Ourania Nicolatou-Galitis, DDS, MSc, DrDent, is an oral oncologist, Professor at the Dental School, National and Kapodistrian University of Athens, in Athens, Greece. She is a Founder and current President of the Hellenic Society of Oral Oncology. Dr. Nicolatou-Galitis has been a MASCC and ISOO member for more than a decade. She has served as President of ISOO (2015-2017) and as Chair of the Bone Study Group since 2015. In addition to chairing the BMSG, Dr. Nicolatou-Galitis is a member of MASCC Study Groups on Mucositis and Oral Care.

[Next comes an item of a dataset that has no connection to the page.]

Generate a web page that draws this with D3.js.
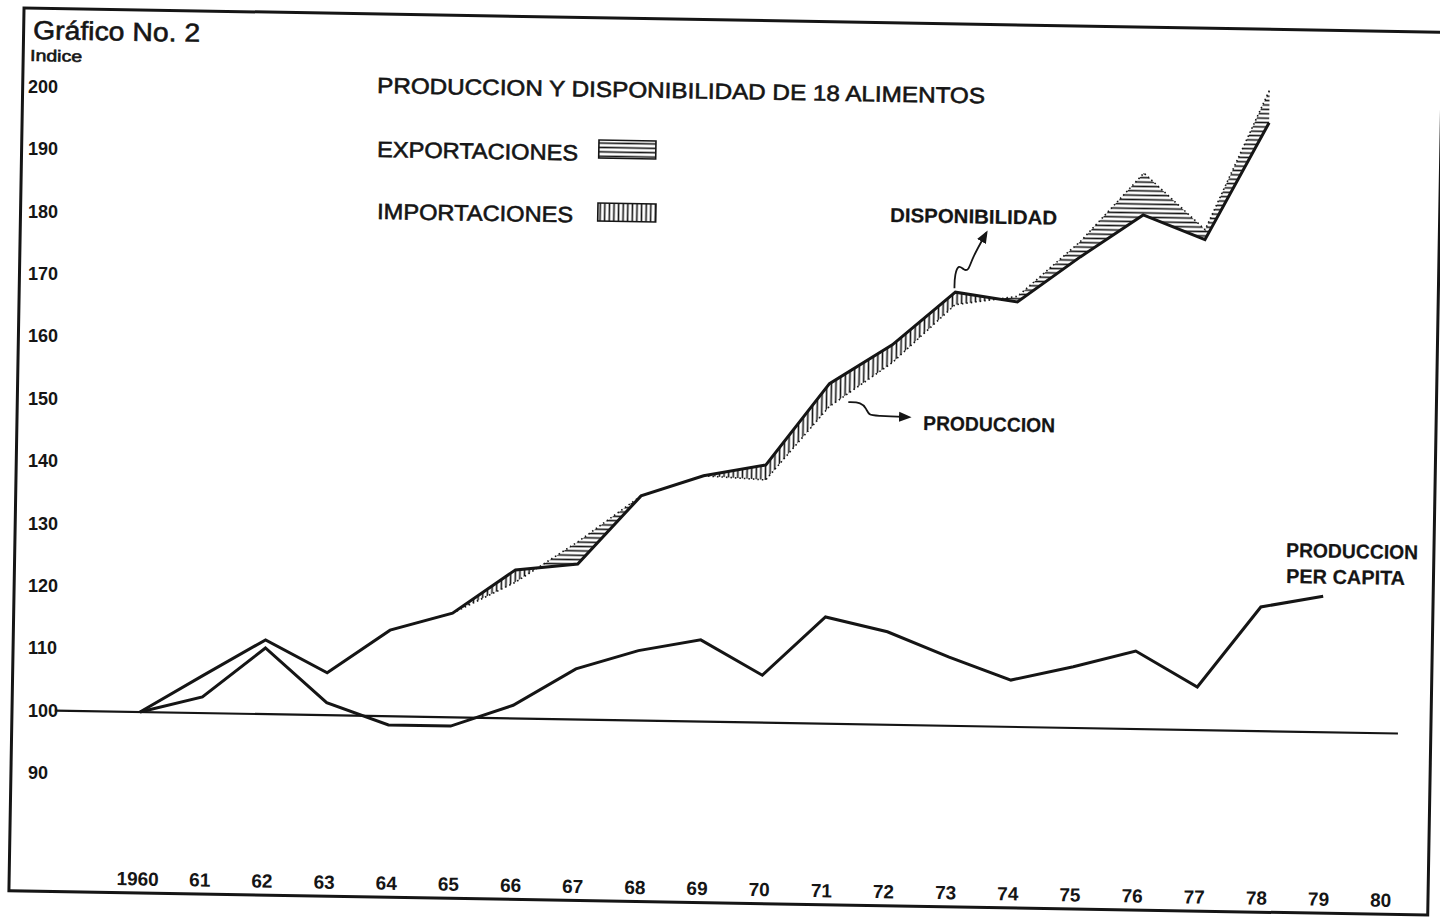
<!DOCTYPE html>
<html>
<head>
<meta charset="utf-8">
<script src="https://cdn.jsdelivr.net/npm/d3@7"></script>
<style>
  html, body { margin: 0; padding: 0; background: #fff; }
  svg { display: block; }
  text { font-family: "Liberation Sans", Arial, sans-serif; fill: #151515; }
</style>
</head>
<body>
<svg id="chart" width="1440" height="919"></svg>
<script>
// Datos (índice, 1960 = 100)
const years = d3.range(1960, 1981);
const yearLabels = ["1960", "61", "62", "63", "64", "65", "66", "67", "68", "69", "70",
  "71", "72", "73", "74", "75", "76", "77", "78", "79", "80"];
const yTicks = [90, 100, 110, 120, 130, 140, 150, 160, 170, 180, 190, 200];

const bandYears = d3.range(1960, 1979);
const disponibilidad = [100, 106, 111.9, 106.8, 113.8, 116.7, 123.8, 124.9, 136, 139.4,
  141.3, 154.5, 160.9, 169.5, 168.1, 175.5, 182.4, 178.6, 197.5];
const produccion = [100, 106, 111.9, 106.8, 113.8, 116.7, 121.8, 128.5, 136, 139.4,
  138.9, 150.8, 158, 167.5, 169, 178, 189.1, 180.2, 202.8];

const perCapitaYears = d3.range(1960, 1980);
const perCapita = [100, 102.6, 110.6, 102, 98.6, 98.6, 102.1, 108.1, 111.2, 113.1,
  107.6, 117.1, 114.9, 111, 107.5, 109.8, 112.5, 106.9, 119.9, 121.8];

// El original está escaneado con una ligera inclinación
const tilt = 0.98;

const svg = d3.select("#chart");

// Escalas
const x = d3.scaleLinear().domain([1960, 1980]).range([140, 140 + 20 * 62.16]);
const y = d3.scaleLinear().domain([100, 200]).range([712, 712 - 624]);

// Tramas (exportaciones horizontal, importaciones vertical)
const defs = svg.append("defs");
defs.append("pattern")
  .attr("id", "hatch-h")
  .attr("patternUnits", "userSpaceOnUse")
  .attr("width", 6).attr("height", 4.4)
  .append("line")
  .attr("x1", 0).attr("x2", 6).attr("y1", 2.2).attr("y2", 2.2)
  .attr("stroke", "#151515").attr("stroke-width", 1.6);
defs.append("pattern")
  .attr("id", "hatch-v")
  .attr("patternUnits", "userSpaceOnUse")
  .attr("width", 4.6).attr("height", 6)
  .append("line")
  .attr("x1", 2.3).attr("x2", 2.3).attr("y1", 0).attr("y2", 6)
  .attr("stroke", "#151515").attr("stroke-width", 1.6);
defs.append("marker")
  .attr("id", "arrow")
  .attr("viewBox", "0 0 10 10")
  .attr("refX", 8).attr("refY", 5)
  .attr("markerWidth", 7).attr("markerHeight", 7)
  .attr("orient", "auto")
  .append("path")
  .attr("d", "M0,1 L10,5 L0,9 Z")
  .attr("fill", "#151515");

const g = svg.append("g").attr("transform", `rotate(${tilt}, 140, 712)`);

// Marco
g.append("rect")
  .attr("x", 12).attr("y", 10)
  .attr("width", 1419).attr("height", 883)
  .attr("fill", "none")
  .attr("stroke", "#151515")
  .attr("stroke-width", 3);

// Eje vertical (rótulos alineados a la izquierda, sin inclinación)
const yAxis = svg.append("g")
  .attr("transform", "translate(28,-1.5)")
  .call(d3.axisLeft(y).tickValues(yTicks).tickSize(0).tickPadding(0));
yAxis.select(".domain").remove();
yAxis.selectAll("text")
  .attr("x", 0)
  .attr("text-anchor", "start")
  .style("font-family", '"Liberation Sans", Arial, sans-serif')
  .style("font-size", "18px")
  .style("font-weight", "bold")
  .attr("fill", "#151515");

const xAxis = g.append("g")
  .attr("transform", "translate(0,869)")
  .call(d3.axisBottom(x).tickValues(years)
    .tickFormat((d, i) => yearLabels[i]).tickSize(0).tickPadding(3));
xAxis.select(".domain").remove();
xAxis.selectAll("text")
  .style("font-family", '"Liberation Sans", Arial, sans-serif')
  .style("font-size", "19px")
  .style("font-weight", "bold")
  .attr("fill", "#151515");

// Línea base 100
g.append("line")
  .attr("x1", x(1958.63)).attr("x2", x(1980.24))
  .attr("y1", y(100)).attr("y2", y(100))
  .attr("stroke", "#151515")
  .attr("stroke-width", 2.2);

// Banda entre producción y disponibilidad, con los cruces
const band = [];
bandYears.forEach((yr, i) => {
  const p = produccion[i], d = disponibilidad[i];
  band.push({ yr, p, d });
  if (i < bandYears.length - 1) {
    const d0 = p - d;
    const d1 = produccion[i + 1] - disponibilidad[i + 1];
    if (d0 * d1 < 0) {
      const t = d0 / (d0 - d1);
      band.push({
        yr: yr + t,
        p: p + t * (produccion[i + 1] - p),
        d: d + t * (disponibilidad[i + 1] - d),
      });
    }
  }
});

const importArea = d3.area()
  .x((b) => x(b.yr))
  .y0((b) => y(b.p))
  .y1((b) => y(Math.max(b.p, b.d)));
const exportArea = d3.area()
  .x((b) => x(b.yr))
  .y0((b) => y(b.d))
  .y1((b) => y(Math.max(b.p, b.d)));

g.append("path").datum(band)
  .attr("d", importArea)
  .attr("fill", "url(#hatch-v)");
g.append("path").datum(band)
  .attr("d", exportArea)
  .attr("fill", "url(#hatch-h)");

// Producción: borde punteado de la trama
g.append("path")
  .datum(bandYears.map((yr, i) => [yr, produccion[i]]))
  .attr("d", d3.line().x((d) => x(d[0])).y((d) => y(d[1])))
  .attr("fill", "none")
  .attr("stroke", "#151515")
  .attr("stroke-width", 1.6)
  .attr("stroke-dasharray", "1.5,3");

// Disponibilidad
g.append("path")
  .datum(bandYears.map((yr, i) => [yr, disponibilidad[i]]))
  .attr("d", d3.line().x((d) => x(d[0])).y((d) => y(d[1])))
  .attr("fill", "none")
  .attr("stroke", "#151515")
  .attr("stroke-width", 3)
  .attr("stroke-linejoin", "miter");

// Producción per cápita
g.append("path")
  .datum(perCapitaYears.map((yr, i) => [yr, perCapita[i]]))
  .attr("d", d3.line().x((d) => x(d[0])).y((d) => y(d[1])))
  .attr("fill", "none")
  .attr("stroke", "#151515")
  .attr("stroke-width", 3);

// Flechas de anotación (relativas a los puntos de datos)
const squiggle = d3.line().curve(d3.curveBasis);
const dx73 = x(1973), dy73 = y(disponibilidad[13]);
g.append("path")
  .attr("d", squiggle([
    [dx73 - 1, dy73 - 4], [dx73 - 1, dy73 - 18], [dx73 + 3, dy73 - 28],
    [dx73 + 8, dy73 - 22], [dx73 + 13, dy73 - 22], [dx73 + 16, dy73 - 34],
    [dx73 + 30, dy73 - 60],
  ]))
  .attr("fill", "none")
  .attr("stroke", "#151515")
  .attr("stroke-width", 1.8)
  .attr("marker-end", "url(#arrow)");

const px72 = x(1972), py72 = y(produccion[12]);
g.append("path")
  .attr("d", squiggle([
    [px72 - 43, py72 + 40], [px72 - 30, py72 + 40], [px72 - 25, py72 + 46],
    [px72 - 22, py72 + 53], [px72 - 15, py72 + 53], [px72 + 18, py72 + 54],
  ]))
  .attr("fill", "none")
  .attr("stroke", "#151515")
  .attr("stroke-width", 1.8)
  .attr("marker-end", "url(#arrow)");

// Textos
function label(txt, x0, y0, size, len, weight) {
  svg.append("text")
    .attr("x", x0).attr("y", y0)
    .attr("transform", `rotate(${tilt}, ${x0}, ${y0})`)
    .attr("textLength", len)
    .attr("lengthAdjust", "spacingAndGlyphs")
    .attr("stroke", "#151515")
    .attr("stroke-width", weight === "bold" ? 0.2 : 0.6)
    .style("font-size", size + "px")
    .style("font-weight", weight || "normal")
    .text(txt);
}

label("Gráfico No. 2", 33, 39, 26, 167, "normal");
label("Indice", 30, 61, 16, 52, "normal");
label("PRODUCCION Y DISPONIBILIDAD DE 18 ALIMENTOS", 377, 93, 22, 608, "normal");
label("EXPORTACIONES", 377, 157, 22, 201, "normal");
label("IMPORTACIONES", 377, 219, 22, 196, "normal");
label("DISPONIBILIDAD", 890, 222, 20, 167, "bold");
label("PRODUCCION", 923, 430, 20, 132, "bold");
label("PRODUCCION", 1286, 557, 20, 132, "bold");
label("PER CAPITA", 1286, 583, 20, 119, "bold");

// Cajas de la leyenda
svg.append("rect")
  .attr("x", 599).attr("y", 140).attr("width", 57).attr("height", 18)
  .attr("transform", `rotate(${tilt}, 599, 140)`)
  .attr("fill", "url(#hatch-h)")
  .attr("stroke", "#151515").attr("stroke-width", 1.6);
svg.append("rect")
  .attr("x", 598).attr("y", 203).attr("width", 58).attr("height", 18)
  .attr("transform", `rotate(${tilt}, 598, 203)`)
  .attr("fill", "url(#hatch-v)")
  .attr("stroke", "#151515").attr("stroke-width", 1.6);
</script>
</body>
</html>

Beatrice Edwards, MD, MHP is a Geriatrician and Palliative Care Physician, and Associate Professor at the University of Texas, Dell Medical School in Austin, Texas. Her research focuses on epidemiology of bone health and the prevention of disability in older cancer patients. Dr. Edwards has been a member of MASCC for the past 5 years. In addition to the BMSG, she belongs to MASCC Study Groups on Geriatrics and Nutrition & Cachexia.

Winston Tan, MD, is an oncologist at the Mayo Clinic in Jacksonville, Florida, USA, with a particular interest in translating basic science into treatment options for people with cancer. Besides the BMSG, Dr. Tan is a member of the Education Study Group and the Rehabilitation, Survivorship, and Quality of Life Study Group.